What you have to do:
Make an exact transcription of the material, leaving out all images.
====== Recorded data
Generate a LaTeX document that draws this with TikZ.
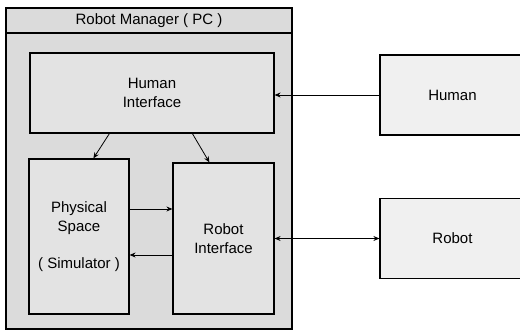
\documentclass[tikz,border=0pt]{standalone}
\usepackage{fontspec}
\setmainfont{Liberation Sans}
\usetikzlibrary{arrows.meta}
\begin{document}
\begin{tikzpicture}[x=1pt,y=-1pt,
  box/.style={draw,line width=1.2pt,fill=gray!22,align=center,inner sep=0pt,
    font=\fontsize{15}{18.5}\selectfont},
  outside/.style={box,fill=gray!12,minimum width=145pt,minimum height=80pt},
  arr/.style={-{Stealth[length=6pt,width=5pt]},line width=0.8pt},
  dblarr/.style={{Stealth[length=6pt,width=5pt]}-{Stealth[length=6pt,width=5pt]},line width=0.8pt}]
  \useasboundingbox (0,0) rectangle (520,331);
  \clip (0,0) rectangle (520,331);
  % the PC and its title bar
  \node[box,fill=gray!28,minimum width=286pt,minimum height=321pt] (pc) at (149,168.5) {};
  \node[box,fill=gray!28,minimum width=286pt,minimum height=25pt,anchor=north] (title) at (pc.north) {Robot Manager ( PC )};
  % modules inside the PC
  \node[box,minimum width=244pt,minimum height=80pt] (hi) at (152,93) {Human\\Interface};
  \node[box,minimum width=100pt,minimum height=155pt] (ps) at (79,236.5) {Physical\\Space\\[18.5pt]( Simulator )};
  \node[box,minimum width=101pt,minimum height=151pt] (ri) at (223.5,238.5) {Robot\\Interface};
  % outside world
  \node[outside] (human) at (452.5,95) {Human};
  \node[outside] (robot) at (452.5,238.5) {Robot};
  \draw[arr] ([xshift=80pt]hi.south west) -- ([xshift=65pt]ps.north west);
  \draw[arr] ([xshift=163pt]hi.south west) -- ([xshift=37pt]ri.north west);
  \draw[arr] ([yshift=27.5pt]ps.east) -- ([yshift=27.5pt]ps.east -| ri.west);
  \draw[arr] ([yshift=-16.5pt]ri.west) -- ([yshift=-16.5pt]ri.west -| ps.east);
  \draw[arr] (human.west) -- (human.west -| hi.east);
  \draw[dblarr] (robot.west) -- (ri.east);
\end{tikzpicture}
\end{document}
============
Worked solution:
Generate a LaTeX document that draws this with TikZ.
\documentclass[tikz,border=0pt]{standalone}
\usepackage{fontspec}
\setmainfont{Liberation Sans}
\usetikzlibrary{arrows.meta}
\begin{document}
\begin{tikzpicture}[x=1pt,y=-1pt,
  box/.style={draw,line width=1.2pt,fill=gray!22,align=center,inner sep=0pt,
    font=\fontsize{15}{18.5}\selectfont},
  outside/.style={box,fill=gray!12,minimum width=145pt,minimum height=80pt},
  arr/.style={-{Stealth[length=6pt,width=5pt]},line width=0.8pt},
  dblarr/.style={{Stealth[length=6pt,width=5pt]}-{Stealth[length=6pt,width=5pt]},line width=0.8pt}]
  \useasboundingbox (0,0) rectangle (520,331);
  \clip (0,0) rectangle (520,331);
  % the PC and its title bar
  \node[box,fill=gray!28,minimum width=286pt,minimum height=321pt] (pc) at (149,168.5) {};
  \node[box,fill=gray!28,minimum width=286pt,minimum height=25pt,anchor=north] (title) at (pc.north) {Robot Manager ( PC )};
  % modules inside the PC
  \node[box,minimum width=244pt,minimum height=80pt] (hi) at (152,93) {Human\\Interface};
  \node[box,minimum width=100pt,minimum height=155pt] (ps) at (79,236.5) {Physical\\Space\\[18.5pt]( Simulator )};
  \node[box,minimum width=101pt,minimum height=151pt] (ri) at (223.5,238.5) {Robot\\Interface};
  % outside world
  \node[outside] (human) at (452.5,95) {Human};
  \node[outside] (robot) at (452.5,238.5) {Robot};
  \draw[arr] ([xshift=80pt]hi.south west) -- ([xshift=65pt]ps.north west);
  \draw[arr] ([xshift=163pt]hi.south west) -- ([xshift=37pt]ri.north west);
  \draw[arr] ([yshift=27.5pt]ps.east) -- ([yshift=27.5pt]ps.east -| ri.west);
  \draw[arr] ([yshift=-16.5pt]ri.west) -- ([yshift=-16.5pt]ri.west -| ps.east);
  \draw[arr] (human.west) -- (human.west -| hi.east);
  \draw[dblarr] (robot.west) -- (ri.east);
\end{tikzpicture}
\end{document}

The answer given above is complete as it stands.